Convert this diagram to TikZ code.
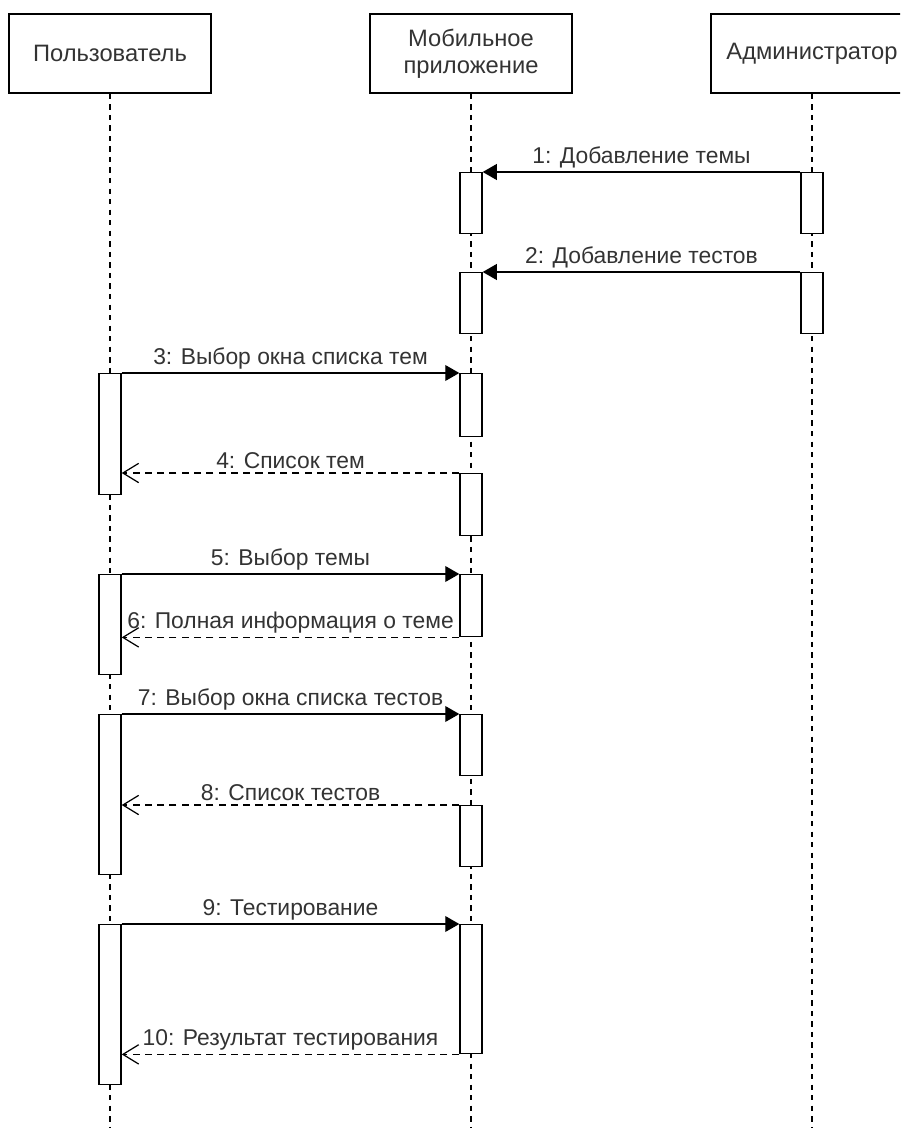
\documentclass[tikz,border=0pt]{standalone}
\usepackage{fontspec}
\setmainfont{Liberation Sans}
\usetikzlibrary{arrows.meta}

\begin{document}
\begin{tikzpicture}[x=0.02cm,y=-0.02cm]%
\tikzstyle{actor} = [draw, line width=0.8pt, rectangle, minimum width=4.04cm,
    minimum height=1.58cm, align=center, text=black!80,
    font=\fontsize{13.5}{15.5}\selectfont]
\tikzstyle{bar} = [draw, line width=0.8pt, fill=white, rectangle, anchor=north,
    minimum width=0.44cm, inner sep=0pt]
\tikzstyle{lifeline} = [line width=0.7pt, dash pattern=on 3pt off 3pt]
\tikzstyle{msg} = [line width=0.7pt, -{Triangle[length=8pt,width=9pt]}]
\tikzstyle{reply} = [line width=0.7pt, dash pattern=on 4pt off 3pt,
    -{Straight Barb[length=9pt,width=11pt,line width=0.7pt]}]
\tikzstyle{lbl} = [above=1pt, inner sep=1pt, text=black!80,
    font=\fontsize{13}{15}\selectfont]

\useasboundingbox (0,0) rectangle (900,1128);
\clip (0,0) rectangle (900,1128);

\node[actor] (user) at (110,53.5) {Пользователь};
\node[actor] (app) at (471,53.5) {Мобильное\\приложение};
\node[actor] (admin) at (812,53.5) {Администратор};

\coordinate (end) at (0,1128);
\draw[lifeline] (user.south) -- (user.south |- end);
\draw[lifeline] (app.south) -- (app.south |- end);
\draw[lifeline] (admin.south) -- (admin.south |- end);

% activation bars
\node[bar, minimum height=1.22cm] (m1) at (471,172) {};
\node[bar, minimum height=1.22cm] (d1) at (812,172) {};
\node[bar, minimum height=1.22cm] (m2) at (471,272) {};
\node[bar, minimum height=1.22cm] (d2) at (812,272) {};
\node[bar, minimum height=2.42cm] (u3) at (110,373) {};
\node[bar, minimum height=1.26cm] (m3) at (471,373) {};
\node[bar, minimum height=1.24cm] (m4) at (471,473) {};
\node[bar, minimum height=2.00cm] (u5) at (110,574) {};
\node[bar, minimum height=1.24cm] (m5) at (471,574) {};
\node[bar, minimum height=3.20cm] (u7) at (110,714) {};
\node[bar, minimum height=1.22cm] (m7) at (471,714) {};
\node[bar, minimum height=1.22cm] (m8) at (471,805) {};
\node[bar, minimum height=3.20cm] (u9) at (110,924) {};
\node[bar, minimum height=2.58cm] (m9) at (471,924) {};

% messages
\draw[msg] (d1.north west) -- node[lbl]{1: Добавление темы} (m1.north east);
\draw[msg] (d2.north west) -- node[lbl]{2: Добавление тестов} (m2.north east);
\draw[msg] (u3.north east) -- node[lbl]{3: Выбор окна списка тем} (m3.north west);
\draw[reply] (m4.north west) -- node[lbl]{4: Список тем} (m4.north west -| u3.east);
\draw[msg] (u5.north east) -- node[lbl]{5: Выбор темы} (m5.north west);
\draw[reply] (m5.south west) -- node[lbl]{6: Полная информация о теме} (m5.south west -| u5.east);
\draw[msg] (u7.north east) -- node[lbl]{7: Выбор окна списка тестов} (m7.north west);
\draw[reply] (m8.north west) -- node[lbl]{8: Список тестов} (m8.north west -| u7.east);
\draw[msg] (u9.north east) -- node[lbl]{9: Тестирование} (m9.north west);
\draw[reply] (m9.south west) -- node[lbl]{10: Результат тестирования} (m9.south west -| u9.east);
\end{tikzpicture}
\end{document}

━━━━━━━━

▶ [Aim]: Do not copy the pictures, but repeat every line exactly.

▶ [Response to this task]:
Convert this diagram to TikZ code.
\documentclass[tikz,border=0pt]{standalone}
\usepackage{fontspec}
\setmainfont{Liberation Sans}
\usetikzlibrary{arrows.meta}

\begin{document}
\begin{tikzpicture}[x=0.02cm,y=-0.02cm]%
\tikzstyle{actor} = [draw, line width=0.8pt, rectangle, minimum width=4.04cm,
    minimum height=1.58cm, align=center, text=black!80,
    font=\fontsize{13.5}{15.5}\selectfont]
\tikzstyle{bar} = [draw, line width=0.8pt, fill=white, rectangle, anchor=north,
    minimum width=0.44cm, inner sep=0pt]
\tikzstyle{lifeline} = [line width=0.7pt, dash pattern=on 3pt off 3pt]
\tikzstyle{msg} = [line width=0.7pt, -{Triangle[length=8pt,width=9pt]}]
\tikzstyle{reply} = [line width=0.7pt, dash pattern=on 4pt off 3pt,
    -{Straight Barb[length=9pt,width=11pt,line width=0.7pt]}]
\tikzstyle{lbl} = [above=1pt, inner sep=1pt, text=black!80,
    font=\fontsize{13}{15}\selectfont]

\useasboundingbox (0,0) rectangle (900,1128);
\clip (0,0) rectangle (900,1128);

\node[actor] (user) at (110,53.5) {Пользователь};
\node[actor] (app) at (471,53.5) {Мобильное\\приложение};
\node[actor] (admin) at (812,53.5) {Администратор};

\coordinate (end) at (0,1128);
\draw[lifeline] (user.south) -- (user.south |- end);
\draw[lifeline] (app.south) -- (app.south |- end);
\draw[lifeline] (admin.south) -- (admin.south |- end);

% activation bars
\node[bar, minimum height=1.22cm] (m1) at (471,172) {};
\node[bar, minimum height=1.22cm] (d1) at (812,172) {};
\node[bar, minimum height=1.22cm] (m2) at (471,272) {};
\node[bar, minimum height=1.22cm] (d2) at (812,272) {};
\node[bar, minimum height=2.42cm] (u3) at (110,373) {};
\node[bar, minimum height=1.26cm] (m3) at (471,373) {};
\node[bar, minimum height=1.24cm] (m4) at (471,473) {};
\node[bar, minimum height=2.00cm] (u5) at (110,574) {};
\node[bar, minimum height=1.24cm] (m5) at (471,574) {};
\node[bar, minimum height=3.20cm] (u7) at (110,714) {};
\node[bar, minimum height=1.22cm] (m7) at (471,714) {};
\node[bar, minimum height=1.22cm] (m8) at (471,805) {};
\node[bar, minimum height=3.20cm] (u9) at (110,924) {};
\node[bar, minimum height=2.58cm] (m9) at (471,924) {};

% messages
\draw[msg] (d1.north west) -- node[lbl]{1: Добавление темы} (m1.north east);
\draw[msg] (d2.north west) -- node[lbl]{2: Добавление тестов} (m2.north east);
\draw[msg] (u3.north east) -- node[lbl]{3: Выбор окна списка тем} (m3.north west);
\draw[reply] (m4.north west) -- node[lbl]{4: Список тем} (m4.north west -| u3.east);
\draw[msg] (u5.north east) -- node[lbl]{5: Выбор темы} (m5.north west);
\draw[reply] (m5.south west) -- node[lbl]{6: Полная информация о теме} (m5.south west -| u5.east);
\draw[msg] (u7.north east) -- node[lbl]{7: Выбор окна списка тестов} (m7.north west);
\draw[reply] (m8.north west) -- node[lbl]{8: Список тестов} (m8.north west -| u7.east);
\draw[msg] (u9.north east) -- node[lbl]{9: Тестирование} (m9.north west);
\draw[reply] (m9.south west) -- node[lbl]{10: Результат тестирования} (m9.south west -| u9.east);
\end{tikzpicture}
\end{document}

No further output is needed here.